* **SET EXERCISE**: Nothing but the lines from the top of the data to the line holding "linewidth=1.2, label=name, zorder=3)" should be printed, word for word and both ends included; leave the pictures out.

* **SUPPLIED MATERIAL**:
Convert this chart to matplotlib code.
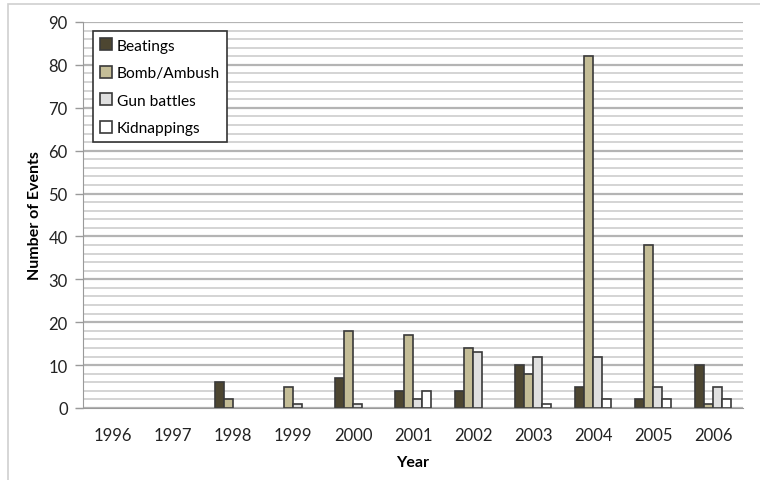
import matplotlib
matplotlib.use("Agg")
import matplotlib.pyplot as plt
import numpy as np
from matplotlib.patches import Rectangle
from matplotlib.ticker import MultipleLocator

plt.rcParams['font.family'] = ['Lato', 'DejaVu Sans']

years = ['1996', '1997', '1998', '1999', '2000', '2001', '2002', '2003', '2004', '2005', '2006']
series_names = ['Beatings', 'Bomb/Ambush', 'Gun battles', 'Kidnappings']
beatings = [0, 0, 6, 0, 7, 4, 4, 10, 5, 2, 10]
bomb_ambush = [0, 0, 2, 5, 18, 17, 14, 8, 82, 38, 1]
gun_battles = [0, 0, 0, 1, 1, 2, 13, 12, 12, 5, 5]
kidnappings = [0, 0, 0, 0, 0, 4, 0, 1, 2, 2, 2]

colors = ['#4d4631', '#c4bd97', '#e0e0e0', '#ffffff']
edge = '#3a3a3a'

fig = plt.figure(figsize=(7.6, 4.81), dpi=100)
fig.patches.append(Rectangle((8 / 760, -0.1), 1.2, 1 - 5 / 481 + 0.1,
                             transform=fig.transFigure, fill=False,
                             edgecolor='#cfcfcf', linewidth=1.2))

ax = fig.add_axes([83 / 760, 1 - 409 / 481, 660 / 760, 386 / 481])

x = np.arange(len(years))
w = 0.147
for i, (name, vals) in enumerate(zip(series_names, [beatings, bomb_ambush, gun_battles, kidnappings])):
    v = np.asarray(vals, dtype=float)
    nz = v > 0  # empty years get no bar outline
    ax.bar(x[nz] + (i - 1.5) * w, v[nz], width=w, color=colors[i], edgecolor=edge,
           linewidth=1.2, label=name, zorder=3)

ax.set_xlim(-0.5, len(years) - 0.5)
ax.set_ylim(0, 90)
ax.yaxis.set_major_locator(MultipleLocator(10))
ax.yaxis.set_minor_locator(MultipleLocator(2))
ax.grid(which='major', axis='y', color='#b4b4b4', linewidth=1.6, zorder=0)
ax.grid(which='minor', axis='y', color='#d4d4d4', linewidth=1.4, zorder=0)

ax.set_xticks(x)
ax.set_xticklabels(years)
ax.tick_params(axis='x', length=0, pad=14, labelsize=12, colors='#222222')
ax.tick_params(axis='y', which='major', length=6, width=1, color='#9a9a9a',
               labelsize=12, labelcolor='#222222', pad=5)
ax.tick_params(axis='y', which='minor', length=0)

for s in ['top', 'right']:
    ax.spines[s].set_visible(False)
ax.spines['left'].set_color('#9a9a9a')
ax.spines['bottom'].set_color('#9a9a9a')
ax.spines['bottom'].set_bounds(-0.62, len(years) - 0.5)
ax.spines['bottom'].set_zorder(4)

ax.set_ylabel('Number of Events', fontsize=11.5, fontweight='bold', labelpad=5)
ax.set_xlabel('Year', fontsize=11.5, fontweight='bold', labelpad=8)

leg = ax.legend(loc='upper left', bbox_to_anchor=(0.015, 0.976), fontsize=11.2,
                frameon=True, fancybox=False, edgecolor='#333333',
                handlelength=0.8, handleheight=0.8, handletextpad=0.3,
                labelspacing=0.85, borderpad=0.45, borderaxespad=0)
leg.get_frame().set_linewidth(1.2)
leg.get_frame().set_facecolor('white')
leg.get_frame().set_alpha(1)
leg.set_zorder(5)

fig.savefig('out.png', dpi=100, facecolor='white')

* **RESULT FOR THIS EXERCISE**:
Convert this chart to matplotlib code.
import matplotlib
matplotlib.use("Agg")
import matplotlib.pyplot as plt
import numpy as np
from matplotlib.patches import Rectangle
from matplotlib.ticker import MultipleLocator

plt.rcParams['font.family'] = ['Lato', 'DejaVu Sans']

years = ['1996', '1997', '1998', '1999', '2000', '2001', '2002', '2003', '2004', '2005', '2006']
series_names = ['Beatings', 'Bomb/Ambush', 'Gun battles', 'Kidnappings']
beatings = [0, 0, 6, 0, 7, 4, 4, 10, 5, 2, 10]
bomb_ambush = [0, 0, 2, 5, 18, 17, 14, 8, 82, 38, 1]
gun_battles = [0, 0, 0, 1, 1, 2, 13, 12, 12, 5, 5]
kidnappings = [0, 0, 0, 0, 0, 4, 0, 1, 2, 2, 2]

colors = ['#4d4631', '#c4bd97', '#e0e0e0', '#ffffff']
edge = '#3a3a3a'

fig = plt.figure(figsize=(7.6, 4.81), dpi=100)
fig.patches.append(Rectangle((8 / 760, -0.1), 1.2, 1 - 5 / 481 + 0.1,
                             transform=fig.transFigure, fill=False,
                             edgecolor='#cfcfcf', linewidth=1.2))

ax = fig.add_axes([83 / 760, 1 - 409 / 481, 660 / 760, 386 / 481])

x = np.arange(len(years))
w = 0.147
for i, (name, vals) in enumerate(zip(series_names, [beatings, bomb_ambush, gun_battles, kidnappings])):
    v = np.asarray(vals, dtype=float)
    nz = v > 0  # empty years get no bar outline
    ax.bar(x[nz] + (i - 1.5) * w, v[nz], width=w, color=colors[i], edgecolor=edge,
           linewidth=1.2, label=name, zorder=3)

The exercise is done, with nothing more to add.